>>>
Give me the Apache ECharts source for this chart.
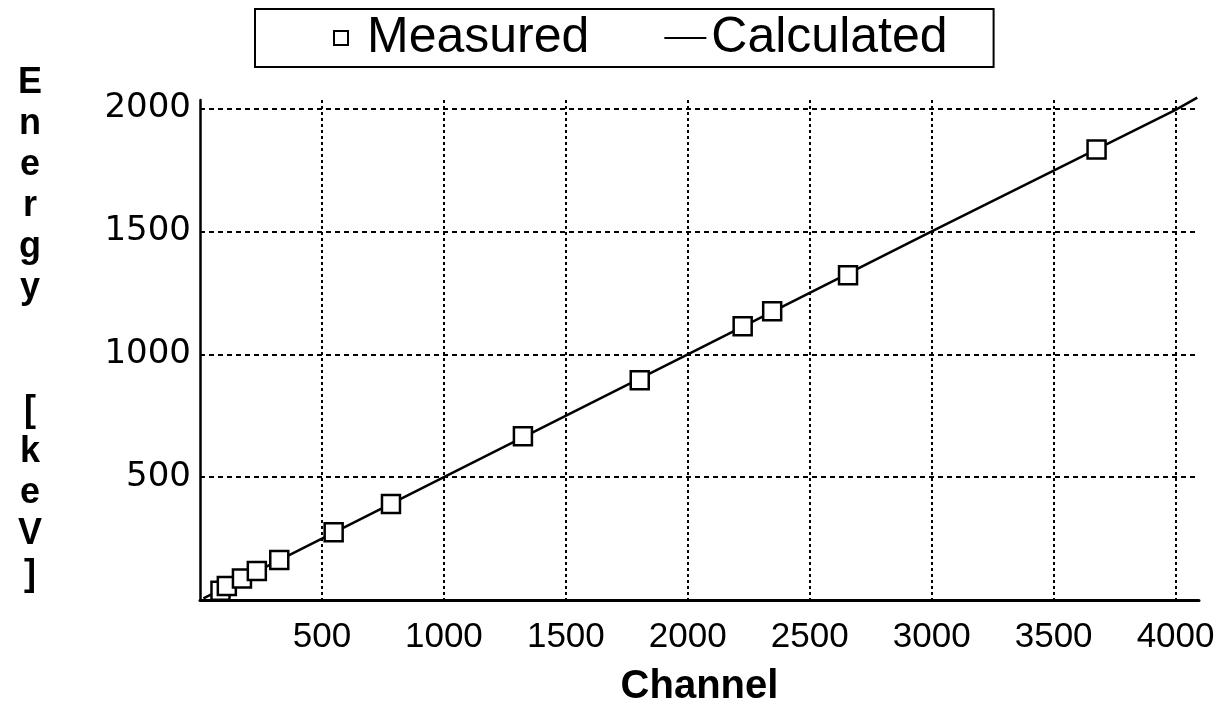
<!DOCTYPE html>
<html>
<head>
<meta charset="utf-8">
<script src="https://cdn.jsdelivr.net/npm/echarts@6/dist/echarts.min.js"></script>
<style>
  html, body { margin: 0; padding: 0; background: #fff; }
  #chart { width: 1224px; height: 719px; }
</style>
</head>
<body>
<div id="chart"></div>
<script>
// Measured calibration points (channel, energy keV)
const measuredChannel = [84, 110, 172, 233, 325, 548, 783, 1324, 1803, 2225, 2346, 2657, 3676];
const measuredEnergy  = [38, 57, 88, 118, 163, 276, 391, 666, 894, 1114, 1175, 1322, 1834];
// Calculated calibration line
const calcChannel = [14, 1000, 2000, 3000, 4000, 4089];
const calcEnergy  = [7, 500, 1000, 1500, 1995, 2045];
// Axis ticks
const xTicks = [500, 1000, 1500, 2000, 2500, 3000, 3500, 4000];
const yTicks = [500, 1000, 1500, 2000];
const seriesNames = ['Measured', 'Calculated'];
const yAxisTitle = ['E', 'n', 'e', 'r', 'g', 'y', ' ', ' ', '[', 'k', 'e', 'V', ']', ' '];

const chart = echarts.init(document.getElementById('chart'), null, { renderer: 'canvas' });

const measuredData = measuredChannel.map((c, i) => [c, measuredEnergy[i]]);
const calcData = calcChannel.map((c, i) => [c, calcEnergy[i]]);

const option = {
  animation: false,
  backgroundColor: '#fff',
  grid: { left: 200, right: 25, top: 100, bottom: 119, containLabel: false },
  legend: {
    left: 255, top: 9,
    padding: [4, 46, 4, 78],
    itemGap: 75,
    itemWidth: 42, itemHeight: 14,
    borderColor: '#000', borderWidth: 2, backgroundColor: '#fff',
    textStyle: { fontFamily: 'Liberation Sans', fontSize: 50, color: '#000' },
    data: [
      { name: seriesNames[0], icon: 'path://M0,0H10V10H0Z',
        itemStyle: { color: '#fff', borderColor: '#000', borderWidth: 2 } },
      { name: seriesNames[1], icon: 'path://M0,0H21V1H0Z',
        itemStyle: { color: '#000', borderWidth: 0 } }
    ]
  },
  xAxis: {
    type: 'value', min: 0, max: 4096, interval: 500,
    name: 'Channel', nameLocation: 'middle', nameGap: 67,
    nameTextStyle: { fontFamily: 'Liberation Sans', fontSize: 40, fontWeight: 'bold', color: '#000' },
    axisLine: { show: true, lineStyle: { color: '#000', width: 3 } },
    axisTick: { show: false },
    axisLabel: {
      showMinLabel: false, showMaxLabel: false, margin: 20,
      fontFamily: 'Liberation Sans', fontSize: 35, color: '#000',
      formatter: v => (xTicks.indexOf(v) >= 0 ? String(v) : '')
    },
    splitLine: { show: true, showMinLine: false, showMaxLine: false,
      lineStyle: { color: '#000', width: 2, type: [3, 3] } }
  },
  yAxis: {
    type: 'value', min: 0, max: 2035, interval: 500,
    name: yAxisTitle.join('\n'), nameLocation: 'middle', nameRotate: 0, nameGap: 170,
    nameTextStyle: { fontFamily: 'Liberation Sans', fontSize: 36, fontWeight: 'bold', color: '#000',
      align: 'center', verticalAlign: 'middle', lineHeight: 41 },
    axisLine: { show: true, lineStyle: { color: '#000', width: 2.5 } },
    axisTick: { show: false },
    axisLabel: {
      showMinLabel: false, showMaxLabel: false, margin: 9,
      fontFamily: 'DejaVu Sans', fontSize: 34, color: '#000',
      formatter: v => (yTicks.indexOf(v) >= 0 ? String(v) : '')
    },
    splitLine: { show: true, showMinLine: false, showMaxLine: false,
      lineStyle: { color: '#000', width: 2, type: [5, 4] } }
  },
  series: [
    {
      name: seriesNames[0], type: 'scatter', data: measuredData,
      symbol: 'rect', symbolSize: 18, z: 4,
      itemStyle: { color: '#fff', borderColor: '#000', borderWidth: 2.5, opacity: 1 }
    },
    {
      name: seriesNames[1], type: 'line', data: calcData,
      symbol: 'none', showSymbol: false, clip: false, z: 2,
      lineStyle: { color: '#000', width: 2.5 },
      itemStyle: { color: '#000' }
    }
  ]
};
chart.setOption(option);
</script>
</body>
</html>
<<<
TASK TO COMPLETE: Leave out the pictures and give the listing above again exactly.

RESULT:
Give me the Apache ECharts source for this chart.
<!DOCTYPE html>
<html>
<head>
<meta charset="utf-8">
<script src="https://cdn.jsdelivr.net/npm/echarts@6/dist/echarts.min.js"></script>
<style>
  html, body { margin: 0; padding: 0; background: #fff; }
  #chart { width: 1224px; height: 719px; }
</style>
</head>
<body>
<div id="chart"></div>
<script>
// Measured calibration points (channel, energy keV)
const measuredChannel = [84, 110, 172, 233, 325, 548, 783, 1324, 1803, 2225, 2346, 2657, 3676];
const measuredEnergy  = [38, 57, 88, 118, 163, 276, 391, 666, 894, 1114, 1175, 1322, 1834];
// Calculated calibration line
const calcChannel = [14, 1000, 2000, 3000, 4000, 4089];
const calcEnergy  = [7, 500, 1000, 1500, 1995, 2045];
// Axis ticks
const xTicks = [500, 1000, 1500, 2000, 2500, 3000, 3500, 4000];
const yTicks = [500, 1000, 1500, 2000];
const seriesNames = ['Measured', 'Calculated'];
const yAxisTitle = ['E', 'n', 'e', 'r', 'g', 'y', ' ', ' ', '[', 'k', 'e', 'V', ']', ' '];

const chart = echarts.init(document.getElementById('chart'), null, { renderer: 'canvas' });

const measuredData = measuredChannel.map((c, i) => [c, measuredEnergy[i]]);
const calcData = calcChannel.map((c, i) => [c, calcEnergy[i]]);

const option = {
  animation: false,
  backgroundColor: '#fff',
  grid: { left: 200, right: 25, top: 100, bottom: 119, containLabel: false },
  legend: {
    left: 255, top: 9,
    padding: [4, 46, 4, 78],
    itemGap: 75,
    itemWidth: 42, itemHeight: 14,
    borderColor: '#000', borderWidth: 2, backgroundColor: '#fff',
    textStyle: { fontFamily: 'Liberation Sans', fontSize: 50, color: '#000' },
    data: [
      { name: seriesNames[0], icon: 'path://M0,0H10V10H0Z',
        itemStyle: { color: '#fff', borderColor: '#000', borderWidth: 2 } },
      { name: seriesNames[1], icon: 'path://M0,0H21V1H0Z',
        itemStyle: { color: '#000', borderWidth: 0 } }
    ]
  },
  xAxis: {
    type: 'value', min: 0, max: 4096, interval: 500,
    name: 'Channel', nameLocation: 'middle', nameGap: 67,
    nameTextStyle: { fontFamily: 'Liberation Sans', fontSize: 40, fontWeight: 'bold', color: '#000' },
    axisLine: { show: true, lineStyle: { color: '#000', width: 3 } },
    axisTick: { show: false },
    axisLabel: {
      showMinLabel: false, showMaxLabel: false, margin: 20,
      fontFamily: 'Liberation Sans', fontSize: 35, color: '#000',
      formatter: v => (xTicks.indexOf(v) >= 0 ? String(v) : '')
    },
    splitLine: { show: true, showMinLine: false, showMaxLine: false,
      lineStyle: { color: '#000', width: 2, type: [3, 3] } }
  },
  yAxis: {
    type: 'value', min: 0, max: 2035, interval: 500,
    name: yAxisTitle.join('\n'), nameLocation: 'middle', nameRotate: 0, nameGap: 170,
    nameTextStyle: { fontFamily: 'Liberation Sans', fontSize: 36, fontWeight: 'bold', color: '#000',
      align: 'center', verticalAlign: 'middle', lineHeight: 41 },
    axisLine: { show: true, lineStyle: { color: '#000', width: 2.5 } },
    axisTick: { show: false },
    axisLabel: {
      showMinLabel: false, showMaxLabel: false, margin: 9,
      fontFamily: 'DejaVu Sans', fontSize: 34, color: '#000',
      formatter: v => (yTicks.indexOf(v) >= 0 ? String(v) : '')
    },
    splitLine: { show: true, showMinLine: false, showMaxLine: false,
      lineStyle: { color: '#000', width: 2, type: [5, 4] } }
  },
  series: [
    {
      name: seriesNames[0], type: 'scatter', data: measuredData,
      symbol: 'rect', symbolSize: 18, z: 4,
      itemStyle: { color: '#fff', borderColor: '#000', borderWidth: 2.5, opacity: 1 }
    },
    {
      name: seriesNames[1], type: 'line', data: calcData,
      symbol: 'none', showSymbol: false, clip: false, z: 2,
      lineStyle: { color: '#000', width: 2.5 },
      itemStyle: { color: '#000' }
    }
  ]
};
chart.setOption(option);
</script>
</body>
</html>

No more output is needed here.